Here are some tips and trends to consider when choosing palletizing equipment:
1. Look for more hybrid solutions and simultaneous operations.
The effort to reduce secondary packaging is accelerating, which is having a significant impact on the design of palletizing equipment. The trend is driving hybrid palletizing solutions involving both conventional and robotics technology. Simultaneous operations are also becoming more prevalent, such as palletizing and stretch wrapping in a single integrated piece of equipment. Increasing numbers of package applications are better suited to fully automated equipment; thus, the need for package handling flexibility involving quick “tool-less” or fully automated technology.
2. Weigh total cost of ownership and future needs.
ROI tends to favor conventional palletizers at very low and very high speeds. Despite varying opinions, proponents of robotics claim to handle a wider range of SKUs and package types, and cite applications involving more than 60 cases (or multipacks, etc.) per minute. Beyond speed and costs, consider your application. For example, when one bottler’s conventional palletizer was damaging lightweighted bottled-water multipacks, the company chose robotics for gentle handling and newfound sustainability cost savings.
3. Don’t forget about safety when updating palletizing technology.
The safety of palletizing systems is of primary importance. These are large powerful machines that move heavy cases, bundles, and pallets at high rates of speed. The vendors must adhere to OHSA and ANSI requirements in the design of their equipment. If the system employs robots, additional OSHA regulations are in effect. Respect of these safety features is the responsibility of the end user as well as the use of good LOTO procedures.
4. Consumer-level developments and graphics technology may affect your machine decisions.

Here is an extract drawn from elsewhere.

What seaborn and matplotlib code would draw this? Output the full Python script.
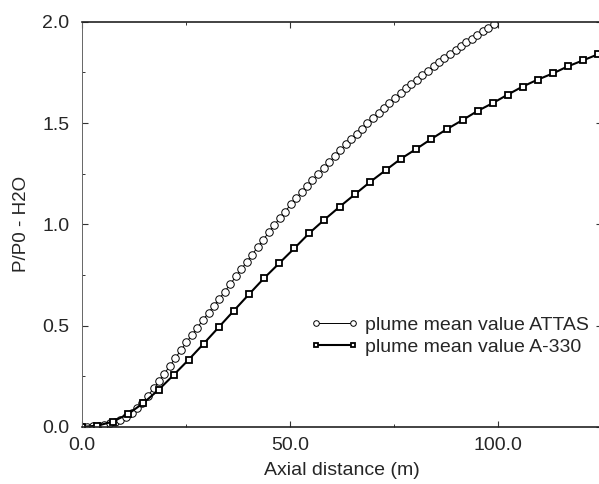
import matplotlib
matplotlib.use('Agg')
import matplotlib.pyplot as plt
import seaborn as sns
import pandas as pd
from matplotlib.ticker import MultipleLocator, FormatStrFormatter

# ATTAS plume mean value (circles)
x_attas = [0.0, 1.3, 2.6, 4.0, 5.3, 6.6, 7.9, 9.2, 10.6, 11.9, 13.2, 14.5, 15.8, 17.2,
           18.5, 19.8, 21.1, 22.4, 23.8, 25.1, 26.4, 27.7, 29.0, 30.4, 31.7, 33.0, 34.3,
           35.6, 37.0, 38.3, 39.6, 40.9, 42.2, 43.6, 44.9, 46.2, 47.5, 48.8, 50.2, 51.5,
           52.8, 54.1, 55.4, 56.8, 58.1, 59.4, 60.7, 62.0, 63.4, 64.7, 66.0, 67.3, 68.6,
           70.0, 71.3, 72.6, 73.9, 75.2, 76.6, 77.9, 79.2, 80.5, 81.8, 83.2, 84.5, 85.8,
           87.1, 88.4, 89.8, 91.1, 92.4, 93.7, 95.0, 96.4, 97.7, 99.0]
y_attas = [0.000, 0.001, 0.003, 0.006, 0.011, 0.017, 0.025, 0.036, 0.050, 0.068, 0.092,
           0.120, 0.153, 0.190, 0.226, 0.263, 0.301, 0.339, 0.380, 0.418, 0.454, 0.490,
           0.526, 0.564, 0.598, 0.633, 0.668, 0.704, 0.743, 0.779, 0.815, 0.851, 0.887,
           0.925, 0.961, 0.996, 1.030, 1.063, 1.098, 1.129, 1.160, 1.191, 1.220, 1.250,
           1.278, 1.306, 1.336, 1.366, 1.395, 1.420, 1.448, 1.473, 1.498, 1.524, 1.549,
           1.574, 1.598, 1.622, 1.648, 1.671, 1.693, 1.715, 1.736, 1.758, 1.780, 1.801,
           1.822, 1.842, 1.862, 1.881, 1.899, 1.917, 1.935, 1.953, 1.970, 1.988]

# A-330 plume mean value (squares)
x_a330 = [0.0, 3.7, 7.4, 11.1, 14.7, 18.4, 22.0, 25.6, 29.2, 32.9, 36.5, 40.1, 43.7, 47.4,
          51.0, 54.6, 58.2, 62.0, 65.7, 69.3, 73.1, 76.6, 80.4, 84.0, 87.7, 91.5, 95.1,
          98.7, 102.3, 105.9, 109.5, 113.3, 116.8, 120.5, 124.1]
y_a330 = [0.000, 0.006, 0.026, 0.064, 0.117, 0.183, 0.256, 0.331, 0.410, 0.493, 0.574,
          0.654, 0.733, 0.808, 0.881, 0.956, 1.022, 1.088, 1.150, 1.210, 1.269, 1.323,
          1.373, 1.422, 1.470, 1.515, 1.560, 1.598, 1.640, 1.680, 1.714, 1.746, 1.780,
          1.810, 1.840]

labels = ['plume mean value ATTAS', 'plume mean value A-330']

sns.set_style('ticks')
plt.rcParams['font.family'] = ['Liberation Sans', 'DejaVu Sans']

fig = plt.figure(figsize=(5.99, 4.84), dpi=100)
ax = fig.add_axes([0.137, 0.118, 0.868, 0.837])

df_attas = pd.DataFrame({'x': x_attas, 'y': y_attas})
df_a330 = pd.DataFrame({'x': x_a330, 'y': y_a330})

sns.lineplot(data=df_attas, x='x', y='y', ax=ax, color='black', lw=0.7,
             marker='o', markersize=5.4, markerfacecolor='white',
             markeredgecolor='black', markeredgewidth=0.7)
sns.lineplot(data=df_a330, x='x', y='y', ax=ax, color='black', lw=1.5,
             marker='s', markersize=4.6, markerfacecolor='white',
             markeredgecolor='black', markeredgewidth=1.3)

ax.set_xlim(0, 125)
ax.set_ylim(0, 2.0)
ax.xaxis.set_major_locator(MultipleLocator(50))
ax.xaxis.set_minor_locator(MultipleLocator(25))
ax.yaxis.set_major_locator(MultipleLocator(0.5))
ax.yaxis.set_minor_locator(MultipleLocator(0.25))
ax.xaxis.set_major_formatter(FormatStrFormatter('%.1f'))
ax.yaxis.set_major_formatter(FormatStrFormatter('%.1f'))
ax.tick_params(which='both', direction='in', top=True, right=True,
               labelsize=14, color='#333333')
ax.tick_params(axis='y', pad=9)
ax.tick_params(axis='x', pad=7)
ax.tick_params(which='major', length=4, width=0.8)
ax.tick_params(which='minor', length=2.5, width=0.7)

for side in ['top', 'bottom', 'left', 'right']:
    ax.spines[side].set_visible(True)
    ax.spines[side].set_color('#222222')
ax.spines['left'].set_linewidth(0.7)
ax.spines['left'].set_color('#666666')
ax.spines['top'].set_linewidth(1.2)
ax.spines['bottom'].set_linewidth(1.2)

ax.set_xlabel('Axial distance (m)', fontsize=14, labelpad=6)
ax.set_ylabel('P/P0 - H2O', fontsize=13.5, labelpad=9)

lines = ax.get_lines()
ax.legend(lines[:2], labels, loc='upper left', bbox_to_anchor=(0.423, 0.292),
          frameon=False, fontsize=14, numpoints=2, handlelength=2.5,
          handletextpad=0.35, labelspacing=0.22, borderaxespad=0,
          markerscale=0.75)

fig.savefig('out.png', dpi=100)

Warehouse stores are driving more display-type pallet loads and cases. In turn, this drives the need for graphics-out palletizing, often requiring the placement of tier sheets between layers and corner boards to improve load integrity and warehouse stackability. It may also require you to think about hooding versus stretch wrapping—a single layer of hood film will show off graphics and bar codes more easily.
5. The growing use of shrink film impacts palletizing flexibility.
Shrink-wrapped loads often require different handling methods within the machinery, compared to corrugated cases or paperboard packages. In addition, both very small and large pack sizes create the need for greater flexibility. This explosion in SKUs has resulted in frequent production line changeovers and further highlights the importance of versatility.
6. As the costs of complex equipment rise, careful budgeting is even more important.
Newer, lighter-weight packages with little or no secondary materials, combined with the need for greater flexibility and automated changeover are driving up the cost and complexity of palletizing equipment. It is also resulting in an accelerated use of robotics technology. Be sure to consider all bottom-line costs before purchasing equipment; assess if the investment proves its worth in empowering you to handle higher-quantity outputs and lower per-pack weights.
7. Make sure to look at machine builder risk assessments.
Machine builder risk assessments are supposed to be available to end users, but palletizing equipment purchasers are not necessarily aware of them. Ask the machine builder for the risk assessment, or at the very least, the information that the machine builders must disclose to OSHA.
8. Consider slip sheets and tier sheets for pallet stability.
This capability should be planned up front because it is complex and expensive to add later. Think about how you supply slips or tiers to a palletizer; if those sheets aren’t straight, a robot may not know that, and the placement might be incorrect.
9. Consider palletizing material flows and orientations.
Think about how bulk pallets of sheets and empty pallets will be supplied to the palletizer. If those sheets are not straight, the machine (or robot) will not know the difference and the sheet may be placed in the wrong location. Asking the vendor about options to keep the sheets straight or separate the sheets if more than one is picked for the stack may help avoid headaches in the future.
10. Machine controls should meet site norms and existing controls standards.
Keep your controls constant and up to standards on all equipment. With the increase in globalized manufacturing, you often need to meet international standards, and you should always have independent testing done to make sure your potential palletizing equipment is in compliance.